Work required: Beginning with the first line, set down every line through the one containing "Serif', 'Times New", exactly as it appears, but not the pictures.

··· Given data

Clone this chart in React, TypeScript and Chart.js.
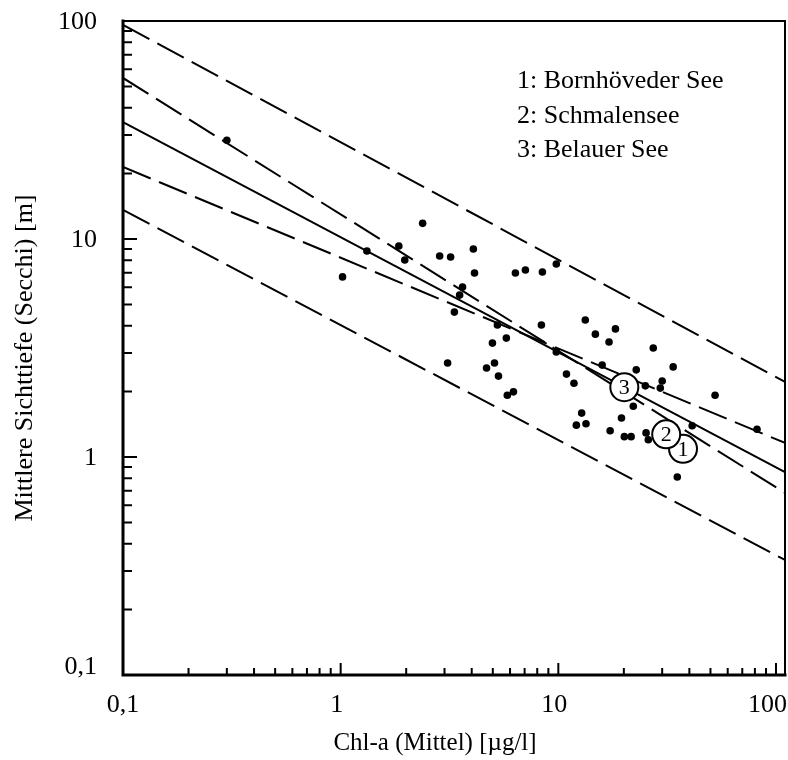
import React, { useEffect, useRef } from 'react';
import { Chart, registerables } from 'chart.js';

Chart.register(...registerables);

const FONT = "'Liberation Serif', 'Times New Roman', serif";

// Measured lakes: Chl-a (Mittel) [µg/l] vs. mittlere Sichttiefe [m]
const chlA = [0.30, 1.32, 1.02, 2.38, 1.85, 1.97, 2.85, 3.20, 4.07, 4.12, 3.63, 3.52, 3.33, 6.35, 7.06, 8.45, 9.79, 5.25, 4.98, 5.77, 8.36, 9.79, 13.3, 14.8, 18.3, 17.1, 27.3, 15.9, 22.8, 33.7, 3.10, 4.68, 5.09, 5.31, 5.83, 6.22, 10.9, 11.8, 25.1, 30.0, 29.4, 52.5, 22.1, 12.8, 12.1, 13.4, 19.5, 17.3, 20.1, 21.6, 25.3, 25.9, 41.2, 81.8, 35.2];
const secchi = [28.4, 8.81, 6.70, 11.8, 9.29, 8.01, 8.36, 8.27, 9.00, 6.98, 6.02, 5.53, 4.62, 6.98, 7.21, 7.06, 7.68, 4.03, 3.33, 3.51, 4.03, 3.03, 4.25, 3.66, 3.87, 3.37, 3.16, 2.64, 2.51, 2.59, 2.70, 2.56, 2.70, 2.35, 1.92, 1.99, 2.40, 2.18, 2.12, 2.23, 2.07, 1.92, 1.71, 1.59, 1.40, 1.42, 1.51, 1.32, 1.24, 1.24, 1.29, 1.20, 1.39, 1.34, 0.81];

// Regression line and bands (endpoints at x = 0.1 and x = 110)
const lineX = [0.1, 110];
const predUpper = [96, 2.21];
const confUpper = [54.8, 0.684];
const regression = [34.4, 0.853];
const confLower = [21.4, 1.16];
const predLower = [13.6, 0.337];

// Highlighted lakes
const lakeNumbers = ['1', '2', '3'];
const lakeChl = [37.4, 31.3, 20.1];
const lakeSecchi = [1.09, 1.27, 2.09];
const legendLines = ['1: Bornhöveder See', '2: Schmalensee', '3: Belauer See'];

// Axes
const majorValues = [0.1, 1, 10, 100];
const majorLabels = ['0,1', '1', '10', '100'];
const xTitle = 'Chl-a (Mittel) [µg/l]';
const yTitle = 'Mittlere Sichttiefe (Secchi) [m]';

function tickKind(v: number): number {
  // 0 = none, 1 = minor, 2 = major
  const e = Math.floor(Math.log10(v) + 1e-9);
  const m = v / Math.pow(10, e);
  if (Math.abs(m - Math.round(m)) > 1e-6) return 0;
  const r = Math.round(m);
  if (r === 1 || r === 10) return 2;
  return 1;
}

const decorPlugin = {
  id: 'decor',
  afterDatasetsDraw(chart: any) {
    const { ctx, chartArea: a, scales } = chart;
    const xs = scales.x;
    const ys = scales.y;
    ctx.save();
    ctx.fillStyle = '#000';
    ctx.strokeStyle = '#000';

    // numbers inside lake circles
    ctx.font = `22px ${FONT}`;
    ctx.textAlign = 'center';
    ctx.textBaseline = 'middle';
    lakeNumbers.forEach((n, i) => {
      ctx.fillText(n, xs.getPixelForValue(lakeChl[i]), ys.getPixelForValue(lakeSecchi[i]) + 1);
    });

    // frame
    ctx.lineCap = 'square';
    ctx.lineWidth = 2;
    ctx.beginPath();
    ctx.moveTo(a.left, a.top);
    ctx.lineTo(a.right, a.top);
    ctx.lineTo(a.right, a.bottom);
    ctx.stroke();
    ctx.lineWidth = 3;
    ctx.beginPath();
    ctx.moveTo(a.left, a.top);
    ctx.lineTo(a.left, a.bottom);
    ctx.lineTo(a.right, a.bottom);
    ctx.stroke();

    // inward ticks
    ctx.lineWidth = 2;
    ctx.lineCap = 'butt';
    ctx.beginPath();
    ys.ticks.forEach((t: any) => {
      const k = tickKind(t.value);
      if (!k) return;
      const py = ys.getPixelForValue(t.value);
      ctx.moveTo(a.left, py);
      ctx.lineTo(a.left + (k === 2 ? 14 : 9), py);
    });
    xs.ticks.forEach((t: any) => {
      const k = tickKind(t.value);
      if (!k) return;
      const px = xs.getPixelForValue(t.value);
      ctx.moveTo(px, a.bottom);
      ctx.lineTo(px, a.bottom - (k === 2 ? 12 : 7));
    });
    ctx.stroke();

    // tick labels
    ctx.font = `26px ${FONT}`;
    ctx.textBaseline = 'middle';
    ctx.textAlign = 'right';
    majorValues.forEach((v, i) => {
      const py = ys.getPixelForValue(v);
      ctx.fillText(majorLabels[i], a.left - 26, i === 0 ? py - 8 : py + 1);
    });
    ctx.textAlign = 'center';
    majorValues.forEach((v, i) => {
      const w = ctx.measureText(majorLabels[i]).width;
      const px = Math.min(xs.getPixelForValue(v) - 4, chart.width - w / 2 - 1);
      ctx.fillText(majorLabels[i], i === 0 ? px + 4 : px, a.bottom + 30);
    });

    // legend text
    ctx.font = `26px ${FONT}`;
    ctx.textAlign = 'left';
    ctx.textBaseline = 'alphabetic';
    legendLines.forEach((s, i) => {
      ctx.fillText(s, a.left + 394, a.top + 67 + i * 34.5);
    });

    // axis titles
    ctx.font = `25px ${FONT}`;
    ctx.textAlign = 'center';
    ctx.textBaseline = 'middle';
    ctx.fillText(xTitle, a.left + 312, a.bottom + 68);
    ctx.save();
    ctx.translate(a.left - 98, a.top + 337);
    ctx.rotate(-Math.PI / 2);
    ctx.font = `26px ${FONT}`;
    ctx.fillText(yTitle, 0, 0);
    ctx.restore();

    ctx.restore();
  },
};

function lineDataset(ys: number[], dashed: boolean) {
  return {
    type: 'line' as const,
    data: lineX.map((x, i) => ({ x, y: ys[i] })),
    borderColor: '#000',
    borderWidth: 2,
    borderDash: dashed ? [30, 9] : [],
    pointRadius: 0,
    showLine: true,
    fill: false,
    order: 3,
  };
}

export default function App() {
  const ref = useRef<HTMLCanvasElement | null>(null);

  useEffect(() => {
    if (!ref.current) return;
    const chart = new Chart(ref.current, {
      type: 'scatter',
      data: {
        datasets: [
          lineDataset(predUpper, true),
          lineDataset(confUpper, true),
          lineDataset(regression, false),
          lineDataset(confLower, true),
          lineDataset(predLower, true),
          {
            type: 'scatter',
            data: chlA.map((x, i) => ({ x, y: secchi[i] })),
            pointRadius: 3.8,
            pointBackgroundColor: '#000',
            pointBorderWidth: 0,
            borderColor: '#000',
            order: 2,
          },
          {
            type: 'scatter',
            data: lakeChl.map((x, i) => ({ x, y: lakeSecchi[i] })),
            pointRadius: 14,
            pointBackgroundColor: '#fff',
            pointBorderColor: '#000',
            pointBorderWidth: 2,
            order: 1,
          },
        ] as any,
      },
      options: {
        responsive: false,
        animation: false,
        devicePixelRatio: 1,
        layout: { autoPadding: false, padding: { top: 21, right: 3, left: 0, bottom: 0 } },
        plugins: { legend: { display: false }, tooltip: { enabled: false } },
        scales: {
          x: {
            type: 'logarithmic',
            position: 'bottom',
            min: 0.1,
            max: 110,
            grid: { display: false, drawTicks: false },
            border: { display: false },
            ticks: { display: false, autoSkip: false },
            afterFit: (s: any) => { s.height = 85; },
          },
          y: {
            type: 'logarithmic',
            position: 'left',
            min: 0.1,
            max: 100,
            grid: { display: false, drawTicks: false },
            border: { display: false },
            ticks: { display: false, autoSkip: false },
            afterFit: (s: any) => { s.width = 123; },
          },
        },
      } as any,
      plugins: [decorPlugin],
    });
    return () => chart.destroy();
  }, []);

  return (
    <div style={{ position: 'absolute', left: 0, top: 0, width: 788, height: 760, background: '#fff' }}>
      <canvas ref={ref} width={788} height={760} style={{ display: 'block' }} />
    </div>
  );
}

······

Solution to this problem:
Clone this chart in React, TypeScript and Chart.js.
import React, { useEffect, useRef } from 'react';
import { Chart, registerables } from 'chart.js';

Chart.register(...registerables);

const FONT = "'Liberation Serif', 'Times New Roman', serif";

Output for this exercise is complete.